GIVEN MATERIAL
------------
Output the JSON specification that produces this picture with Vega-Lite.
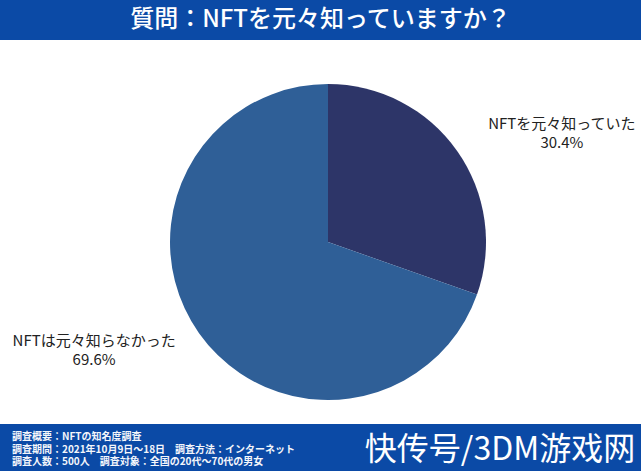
{
  "$schema": "https://vega.github.io/schema/vega-lite/v6.json",
  "padding": 0,
  "background": "#ffffff",
  "spacing": 0,
  "config": {
    "view": {"stroke": null},
    "font": "Noto Sans CJK JP",
    "text": {"font": "Noto Sans CJK JP"}
  },
  "datasets": {
    "shares": [
      {"label": "NFTを元々知っていた", "share": 0.304, "order": 1},
      {"label": "NFTは元々知らなかった", "share": 0.696, "order": 2}
    ]
  },
  "vconcat": [
    {
      "width": 641,
      "height": 40,
      "view": {"fill": "#0b4aa6", "stroke": null},
      "data": {"values": [{"title": "質問：NFTを元々知っていますか？"}]},
      "mark": {"type": "text", "color": "#ffffff", "fontSize": 24, "fontWeight": 500, "baseline": "middle", "align": "center"},
      "encoding": {"text": {"field": "title", "type": "nominal"}}
    },
    {
      "width": 641,
      "height": 20,
      "data": {"values": []},
      "mark": {"type": "text"},
      "encoding": {}
    },
    {
      "spacing": 0,
      "hconcat": [
        {
          "width": 12,
          "height": 364,
          "data": {"values": []},
          "mark": {"type": "text"},
          "encoding": {}
        },
        {
          "width": 626,
          "height": 364,
          "data": {"name": "shares"},
          "layer": [
            {
              "mark": {"type": "arc", "radius": 158, "stroke": null},
              "encoding": {
                "theta": {"field": "share", "type": "quantitative", "stack": true},
                "order": {"field": "order", "type": "quantitative"},
                "color": {
                  "field": "label",
                  "type": "nominal",
                  "scale": {"domain": ["NFTを元々知っていた", "NFTは元々知らなかった"], "range": ["#2d3568", "#2f5f97"]},
                  "legend": null
                }
              }
            },
            {
              "mark": {"type": "text", "radius": 258, "fontSize": 15, "color": "#222222", "dy": -9.5, "baseline": "middle"},
              "encoding": {
                "theta": {"field": "share", "type": "quantitative", "stack": true, "scale": {"range": [0.18, 6.4632]}},
                "order": {"field": "order", "type": "quantitative"},
                "text": {"field": "label", "type": "nominal"}
              }
            },
            {
              "mark": {"type": "text", "radius": 258, "fontSize": 15, "color": "#222222", "dy": 9.5, "baseline": "middle"},
              "encoding": {
                "theta": {"field": "share", "type": "quantitative", "stack": true, "scale": {"range": [0.18, 6.4632]}},
                "order": {"field": "order", "type": "quantitative"},
                "text": {"field": "share", "type": "quantitative", "format": ".1%"}
              }
            }
          ],
          "resolve": {"scale": {"theta": "independent"}}
        }
      ]
    },
    {
      "width": 641,
      "height": 47,
      "view": {"fill": "#0b4aa6", "stroke": null},
      "layer": [
        {
          "data": {"values": [
            {"row": 1, "line": "調査概要：NFTの知名度調査"},
            {"row": 2, "line": "調査期間：2021年10月9日～18日　調査方法：インターネット"},
            {"row": 3, "line": "調査人数：500人　調査対象：全国の20代～70代の男女"}
          ]},
          "mark": {"type": "text", "align": "left", "baseline": "middle", "color": "#f4f6fb", "fontSize": 10, "fontWeight": "bold"},
          "encoding": {
            "x": {"value": 12},
            "y": {"field": "row", "type": "ordinal", "axis": null, "scale": {"range": [13, 38], "padding": 0}},
            "text": {"field": "line", "type": "nominal"}
          }
        },
        {
          "data": {"values": [{"mark": "快传号/3DM游戏网"}]},
          "mark": {"type": "text", "align": "center", "baseline": "middle", "color": "#ffffff", "fontSize": 32},
          "encoding": {
            "x": {"value": 500},
            "y": {"value": 26},
            "text": {"field": "mark", "type": "nominal"}
          }
        }
      ]
    }
  ]
}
------------
Print the complete listing exactly as it stands, without its pictures.

TASK RESPONSE
Output the JSON specification that produces this picture with Vega-Lite.
{
  "$schema": "https://vega.github.io/schema/vega-lite/v6.json",
  "padding": 0,
  "background": "#ffffff",
  "spacing": 0,
  "config": {
    "view": {"stroke": null},
    "font": "Noto Sans CJK JP",
    "text": {"font": "Noto Sans CJK JP"}
  },
  "datasets": {
    "shares": [
      {"label": "NFTを元々知っていた", "share": 0.304, "order": 1},
      {"label": "NFTは元々知らなかった", "share": 0.696, "order": 2}
    ]
  },
  "vconcat": [
    {
      "width": 641,
      "height": 40,
      "view": {"fill": "#0b4aa6", "stroke": null},
      "data": {"values": [{"title": "質問：NFTを元々知っていますか？"}]},
      "mark": {"type": "text", "color": "#ffffff", "fontSize": 24, "fontWeight": 500, "baseline": "middle", "align": "center"},
      "encoding": {"text": {"field": "title", "type": "nominal"}}
    },
    {
      "width": 641,
      "height": 20,
      "data": {"values": []},
      "mark": {"type": "text"},
      "encoding": {}
    },
    {
      "spacing": 0,
      "hconcat": [
        {
          "width": 12,
          "height": 364,
          "data": {"values": []},
          "mark": {"type": "text"},
          "encoding": {}
        },
        {
          "width": 626,
          "height": 364,
          "data": {"name": "shares"},
          "layer": [
            {
              "mark": {"type": "arc", "radius": 158, "stroke": null},
              "encoding": {
                "theta": {"field": "share", "type": "quantitative", "stack": true},
                "order": {"field": "order", "type": "quantitative"},
                "color": {
                  "field": "label",
                  "type": "nominal",
                  "scale": {"domain": ["NFTを元々知っていた", "NFTは元々知らなかった"], "range": ["#2d3568", "#2f5f97"]},
                  "legend": null
                }
              }
            },
            {
              "mark": {"type": "text", "radius": 258, "fontSize": 15, "color": "#222222", "dy": -9.5, "baseline": "middle"},
              "encoding": {
                "theta": {"field": "share", "type": "quantitative", "stack": true, "scale": {"range": [0.18, 6.4632]}},
                "order": {"field": "order", "type": "quantitative"},
                "text": {"field": "label", "type": "nominal"}
              }
            },
            {
              "mark": {"type": "text", "radius": 258, "fontSize": 15, "color": "#222222", "dy": 9.5, "baseline": "middle"},
              "encoding": {
                "theta": {"field": "share", "type": "quantitative", "stack": true, "scale": {"range": [0.18, 6.4632]}},
                "order": {"field": "order", "type": "quantitative"},
                "text": {"field": "share", "type": "quantitative", "format": ".1%"}
              }
            }
          ],
          "resolve": {"scale": {"theta": "independent"}}
        }
      ]
    },
    {
      "width": 641,
      "height": 47,
      "view": {"fill": "#0b4aa6", "stroke": null},
      "layer": [
        {
          "data": {"values": [
            {"row": 1, "line": "調査概要：NFTの知名度調査"},
            {"row": 2, "line": "調査期間：2021年10月9日～18日　調査方法：インターネット"},
            {"row": 3, "line": "調査人数：500人　調査対象：全国の20代～70代の男女"}
          ]},
          "mark": {"type": "text", "align": "left", "baseline": "middle", "color": "#f4f6fb", "fontSize": 10, "fontWeight": "bold"},
          "encoding": {
            "x": {"value": 12},
            "y": {"field": "row", "type": "ordinal", "axis": null, "scale": {"range": [13, 38], "padding": 0}},
            "text": {"field": "line", "type": "nominal"}
          }
        },
        {
          "data": {"values": [{"mark": "快传号/3DM游戏网"}]},
          "mark": {"type": "text", "align": "center", "baseline": "middle", "color": "#ffffff", "fontSize": 32},
          "encoding": {
            "x": {"value": 500},
            "y": {"value": 26},
            "text": {"field": "mark", "type": "nominal"}
          }
        }
      ]
    }
  ]
}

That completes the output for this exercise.